On pourrait voir dans la démission de Nicolas Hulot l’échec complet du combat écologiste. Voyant un militant engagé qui, suite à des années de travaux acharnés, devient ministre pour finalement démissionner après deux ans d’exercice, il est de fait tentant de conclure qu’il n’y a plus rien à faire.
Pour notre part, nous voyons plutôt dans ce geste la preuve de l’échec des néolibéraux à intégrer l’écologie dans leur idéologie. Face à ce constat, un changement majeur de la pensée économique, écologique et politique s’impose. C’est entre autres l’avis de François Delorme, professeur en économie de l’environnement et collaborateur au Groupe d’experts intergouvernemental sur l’évolution du climat, le GIEC, qui a montré que l’on ne pourrait éviter une crise écologique sans un changement radical de l’organisation économique de nos sociétés.
À ce propos, de nombreux citoyens et citoyennes se sont mobilisés sans attendre l’aide du gouvernement, et leurs mobilisations ont eu des effets positifs sur leur communauté. De plus, de nombreuses alternatives à la société de consommation semblent gagner en popularité, comme en font foi l’intérêt grandissant pour des idées comme la décroissance, le socialisme démocratique ou l’écologie comme combat populaire.
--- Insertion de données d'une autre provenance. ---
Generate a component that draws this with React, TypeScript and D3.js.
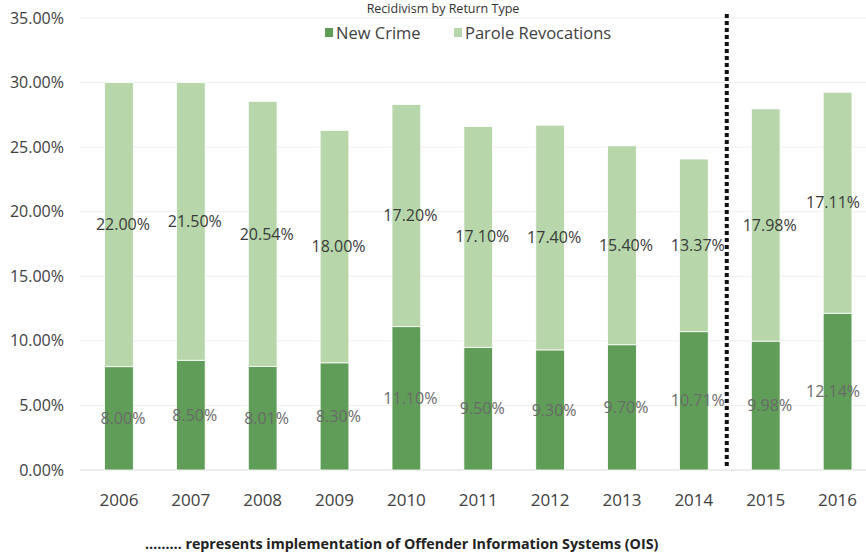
import React, { useEffect, useRef } from 'react';
import * as d3 from 'd3';

const years = ['2006', '2007', '2008', '2009', '2010', '2011', '2012', '2013', '2014', '2015', '2016'];
const newCrime = [8.0, 8.5, 8.01, 8.3, 11.1, 9.5, 9.3, 9.7, 10.71, 9.98, 12.14];
const paroleRevocations = [22.0, 21.5, 20.54, 18.0, 17.2, 17.1, 17.4, 15.4, 13.37, 17.98, 17.11];
const yTicks = [0, 5, 10, 15, 20, 25, 30, 35];
const seriesNames = ['New Crime', 'Parole Revocations'];
const oisYear = '2015';

const width = 866;
const height = 556;
const colors = ['#5f9d58', '#b7d7aa'];
const font = "'Open Sans', 'Noto Sans', sans-serif";

const App: React.FC = () => {
  const ref = useRef<SVGSVGElement>(null);

  useEffect(() => {
    draw();
  }, []);

  function draw() {
    const svg = d3.select(ref.current);
    svg.selectAll('*').remove();

    const x = d3.scaleBand().domain(years).range([83, 873.5]).paddingInner(0.6).paddingOuter(0.3);
    const y = d3.scaleLinear().domain([0, 35]).range([470, 18]);

    // title (sits at the very top edge in the source)
    svg.append('text')
      .attr('x', 443).attr('y', 13)
      .attr('text-anchor', 'middle')
      .attr('font-family', font).attr('font-size', 12.5).attr('fill', '#333')
      .text('Recidivism by Return Type');

    // gridlines
    svg.append('g')
      .selectAll('line')
      .data(yTicks)
      .enter()
      .append('line')
      .attr('x1', 80).attr('x2', 866)
      .attr('y1', (d) => y(d)).attr('y2', (d) => y(d))
      .attr('stroke', (d) => (d === 0 ? '#d9d9d9' : '#eeeeee'))
      .attr('stroke-width', 1);

    // y tick labels
    svg.append('g')
      .selectAll('text')
      .data(yTicks)
      .enter()
      .append('text')
      .attr('x', 64)
      .attr('y', (d) => y(d))
      .attr('dy', '0.35em')
      .attr('text-anchor', 'end')
      .attr('font-family', font).attr('font-size', 16).attr('fill', '#404040')
      .text((d) => `${d.toFixed(2)}%`);

    const rows = years.map((yr, i) => ({ year: yr, newCrime: newCrime[i], parole: paroleRevocations[i] }));
    const stacked = d3.stack<any>().keys(['newCrime', 'parole'])(rows);

    stacked.forEach((layer, li) => {
      const g = svg.append('g');
      g.selectAll('rect')
        .data(layer)
        .enter()
        .append('rect')
        .attr('x', (d: any) => x(d.data.year)!)
        .attr('width', x.bandwidth())
        .attr('y', (d) => y(d[1]))
        .attr('height', (d) => y(d[0]) - y(d[1]))
        .attr('fill', colors[li])
        .attr('stroke', '#fff')
        .attr('stroke-width', 0.8);

      g.selectAll('text')
        .data(layer)
        .enter()
        .append('text')
        .attr('x', (d: any) => Math.min(x(d.data.year)! + x.bandwidth() / 2 + 4, 833))
        .attr('y', (d) => y((d[0] + d[1]) / 2))
        .attr('dy', '0.35em')
        .attr('text-anchor', 'middle')
        .attr('font-family', font).attr('font-size', 16)
        .attr('fill', li === 0 ? '#6a6a6a' : '#3a3a3a')
        .text((d) => `${(d[1] - d[0]).toFixed(2)}%`);
    });

    // x tick labels
    svg.append('g')
      .selectAll('text')
      .data(years)
      .enter()
      .append('text')
      .attr('x', (d) => x(d)! + x.bandwidth() / 2)
      .attr('y', 506)
      .attr('text-anchor', 'middle')
      .attr('font-family', font).attr('font-size', 17).attr('fill', '#404040')
      .text((d) => d);

    // dotted line marking OIS implementation
    const idx = years.indexOf(oisYear);
    const lineX = (x(years[idx - 1])! + x(years[idx])! + x.bandwidth()) / 2 - 3;
    svg.append('line')
      .attr('x1', lineX).attr('x2', lineX)
      .attr('y1', 14).attr('y2', 468)
      .attr('stroke', '#111')
      .attr('stroke-width', 4)
      .attr('stroke-dasharray', '4 3');

    // legend
    const legend = svg.append('g').attr('transform', 'translate(325, 33)');
    const lx = [0, 129];
    seriesNames.forEach((name, i) => {
      legend.append('rect')
        .attr('x', lx[i]).attr('y', -5)
        .attr('width', 8).attr('height', 9)
        .attr('fill', colors[i]);
      legend.append('text')
        .attr('x', lx[i] + 11).attr('y', 0)
        .attr('dy', '0.35em')
        .attr('font-family', font).attr('font-size', 16.5).attr('fill', '#404040')
        .text(name);
    });

    // footnote
    svg.append('text')
      .attr('x', 145).attr('y', 549)
      .attr('font-family', font).attr('font-size', 14.3).attr('font-weight', 'bold').attr('fill', '#222')
      .text('……… represents implementation of Offender Information Systems (OIS)');
  }

  return (
    <svg
      ref={ref}
      width={width}
      height={height}
      style={{ position: 'absolute', left: 0, top: 0, background: '#fff' }}
    />
  );
};

export default App;
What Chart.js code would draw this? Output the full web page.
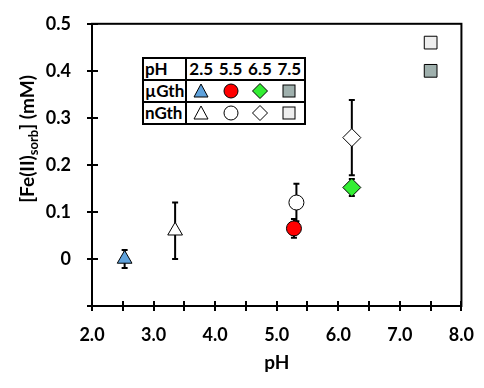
<!DOCTYPE html>
<html>
<head>
<meta charset="utf-8">
<script src="https://cdn.jsdelivr.net/npm/chart.js@4.4.1/dist/chart.umd.min.js"></script>
<style>
  body { margin: 0; background: #fff; }
  #wrap { position: relative; width: 484px; height: 388px; font-family: Lato, sans-serif; }
  #ytitle {
    position: absolute; left: -73px; top: 126px; width: 200px; height: 26px;
    line-height: 26px; text-align: center; font-weight: bold; font-size: 19px;
    transform: rotate(-90deg); color: #000; white-space: nowrap;
  }
  #ytitle sub { font-size: 13px; vertical-align: -4px; line-height: 0; }
  #leg {
    position: absolute; left: 142px; top: 57px; border-collapse: collapse;
    table-layout: fixed; width: 164px;
    border: 2px solid #000; font-weight: bold; font-size: 17px; background: #fff;
  }
  #leg td { height: 20px; padding: 0; text-align: center; line-height: 20px; white-space: nowrap; overflow: hidden; }
  #leg tr + tr td { border-top: 2px solid #000; }
  #leg td.lab { width: 39px; border-right: 2px solid #000; text-align: left; padding-left: 1px; }
  #leg td.v { width: 29px; }
  #leg svg { display: block; margin: 0 auto; }
</style>
</head>
<body>
<div id="wrap">
  <canvas id="grafica" width="484" height="388"></canvas>
  <div id="ytitle">[Fe(II)<sub>sorb</sub>] (mM)</div>
  <table id="leg">
    <tr><td class="lab">pH</td><td class="v">2.5</td><td class="v">5.5</td><td class="v">6.5</td><td class="v">7.5</td></tr>
    <tr><td class="lab">µGth</td>
      <td class="v"><svg width="16" height="16"><polygon points="8,1 15,14 1,14" fill="#5fa2dc" stroke="#000" stroke-width="1"/></svg></td>
      <td class="v"><svg width="16" height="16"><circle cx="8" cy="8" r="7" fill="#ff0000" stroke="#000" stroke-width="1"/></svg></td>
      <td class="v"><svg width="16" height="16"><polygon points="8,0.5 15.5,8 8,15.5 0.5,8" fill="#33ee33" stroke="#000" stroke-width="1"/></svg></td>
      <td class="v"><svg width="16" height="16"><rect x="2" y="2" width="12" height="12" fill="#9fb0ad" stroke="#000" stroke-width="1"/></svg></td>
    </tr>
    <tr><td class="lab">nGth</td>
      <td class="v"><svg width="16" height="16"><polygon points="8,1 15,14 1,14" fill="#fff" stroke="#000" stroke-width="1"/></svg></td>
      <td class="v"><svg width="16" height="16"><circle cx="8" cy="8" r="7" fill="#fff" stroke="#000" stroke-width="1"/></svg></td>
      <td class="v"><svg width="16" height="16"><polygon points="8,0.5 15.5,8 8,15.5 0.5,8" fill="#fff" stroke="#000" stroke-width="1"/></svg></td>
      <td class="v"><svg width="16" height="16"><rect x="2" y="2" width="12" height="12" fill="#eeeeee" stroke="#000" stroke-width="1"/></svg></td>
    </tr>
  </table>
</div>
<script>
// datos
const uGth_pH = [2.53, 5.28, 6.22, 7.5];
const uGth_fe = [0.0, 0.065, 0.152, 0.40];
const uGth_err = [0.019, 0.02, 0.018, 0];

const nGth_pH = [3.35, 5.32, 6.22, 7.5];
const nGth_fe = [0.06, 0.12, 0.258, 0.46];
const nGth_err = [0.06, 0.04, 0.08, 0];

const formas = ['triangle', 'circle', 'rectRot', 'rect'];
const radios = [8.5, 7.5, 9, 9];
const coloresU = ['#5fa2dc', '#ff0000', '#33ee33', '#9fb0ad'];
const coloresN = ['#ffffff', '#ffffff', '#ffffff', '#eeeeee'];

const toPts = (xs, ys) => xs.map((x, i) => ({ x: x, y: ys[i] }));

// barras de error detras de los simbolos
const barrasError = {
  id: 'barrasError',
  beforeDatasetsDraw(chart) {
    const ctx = chart.ctx;
    const xs = chart.scales.x, ys = chart.scales.y;
    const series = [[uGth_pH, uGth_fe, uGth_err], [nGth_pH, nGth_fe, nGth_err]];
    ctx.save();
    ctx.strokeStyle = '#000';
    ctx.lineWidth = 2;
    series.forEach(([px, py, pe]) => {
      px.forEach((x, i) => {
        if (!pe[i]) return;
        const cx = xs.getPixelForValue(x);
        const top = ys.getPixelForValue(py[i] + pe[i]);
        const bot = ys.getPixelForValue(py[i] - pe[i]);
        ctx.beginPath();
        ctx.moveTo(cx, top); ctx.lineTo(cx, bot);
        ctx.moveTo(cx - 3, top); ctx.lineTo(cx + 3, top);
        ctx.moveTo(cx - 3, bot); ctx.lineTo(cx + 3, bot);
        ctx.stroke();
      });
    });
    ctx.restore();
  }
};

// marco y marcas de los ejes
const marco = {
  id: 'marco',
  afterDraw(chart) {
    const ctx = chart.ctx;
    const a = chart.chartArea;
    ctx.save();
    ctx.strokeStyle = '#000';
    ctx.lineWidth = 2;
    ctx.strokeRect(a.left, a.top, a.right - a.left, a.bottom - a.top);
    ctx.beginPath();
    chart.scales.y.ticks.forEach(t => {
      const y = Math.round(chart.scales.y.getPixelForValue(t.value));
      ctx.moveTo(a.left - 5, y); ctx.lineTo(a.left + 6, y);
    });
    chart.scales.x.ticks.forEach(t => {
      const x = Math.round(chart.scales.x.getPixelForValue(t.value));
      ctx.moveTo(x, a.bottom - 5); ctx.lineTo(x, a.bottom + 5);
    });
    ctx.stroke();
    ctx.restore();
  }
};

const fuente = { family: 'Lato', weight: 'bold', size: 18 };

new Chart(document.getElementById('grafica').getContext('2d'), {
  type: 'scatter',
  data: {
    datasets: [
      {
        label: 'µGth',
        data: toPts(uGth_pH, uGth_fe),
        pointStyle: formas,
        pointRadius: radios,
        pointHoverRadius: radios,
        backgroundColor: coloresU,
        borderColor: '#000',
        borderWidth: 1
      },
      {
        label: 'nGth',
        data: toPts(nGth_pH, nGth_fe),
        pointStyle: formas,
        pointRadius: radios,
        pointHoverRadius: radios,
        backgroundColor: coloresN,
        borderColor: '#000',
        borderWidth: 1
      }
    ]
  },
  options: {
    responsive: false,
    animation: false,
    devicePixelRatio: 1,
    layout: { padding: { left: 0, top: 17, right: 21, bottom: 0 } },
    plugins: { legend: { display: false }, tooltip: { enabled: false } },
    scales: {
      x: {
        type: 'linear',
        min: 2, max: 8,
        grid: { display: false },
        border: { display: false },
        ticks: {
          stepSize: 0.5, autoSkip: false, maxRotation: 0, padding: 10,
          color: '#000', font: fuente,
          callback: v => Number.isInteger(v) ? v.toFixed(1) : ''
        },
        title: { display: true, text: 'pH', color: '#000',
                 font: { family: 'Lato', weight: 'bold', size: 19 },
                 padding: { top: 0, bottom: 14 } },
        afterFit: s => { s.height = 82; }
      },
      y: {
        min: -0.1, max: 0.5,
        grid: { display: false },
        border: { display: false },
        ticks: {
          stepSize: 0.1, padding: 13, color: '#000', font: fuente,
          callback: v => v < -0.001 ? '' : (Math.abs(v) < 0.001 ? '0' : v.toFixed(1))
        },
        afterFit: s => { s.width = 92; }
      }
    }
  },
  plugins: [barrasError, marco]
});
</script>
</body>
</html>
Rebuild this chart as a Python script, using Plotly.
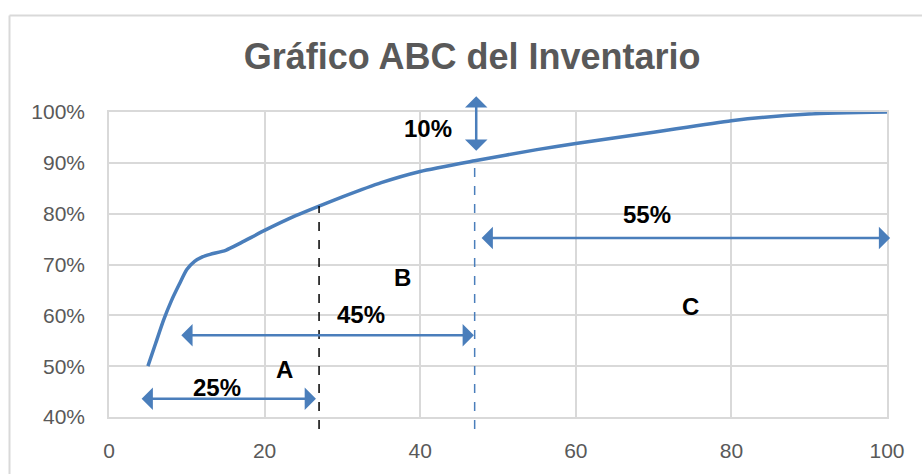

Entendons-nous, la crise climatique est loin d’être réglée et les alternatives présentées ne sont encore que théoriques ou embryonnaires. La démission de Nicolas Hulot montre toutefois que la voie empruntée jusqu’ici par les élites politiques mène systématiquement à des échecs. Il importe en ce sens de voir la lutte contre la crise climatique comme une nécessité, et non comme un simple slogan pour aller chercher quelques votes. En somme, la démission de l’ancien ministre français de la Transition écologique représente la fin de l’innocence dans le débat entre l’écologie et la croissance économique à tout prix.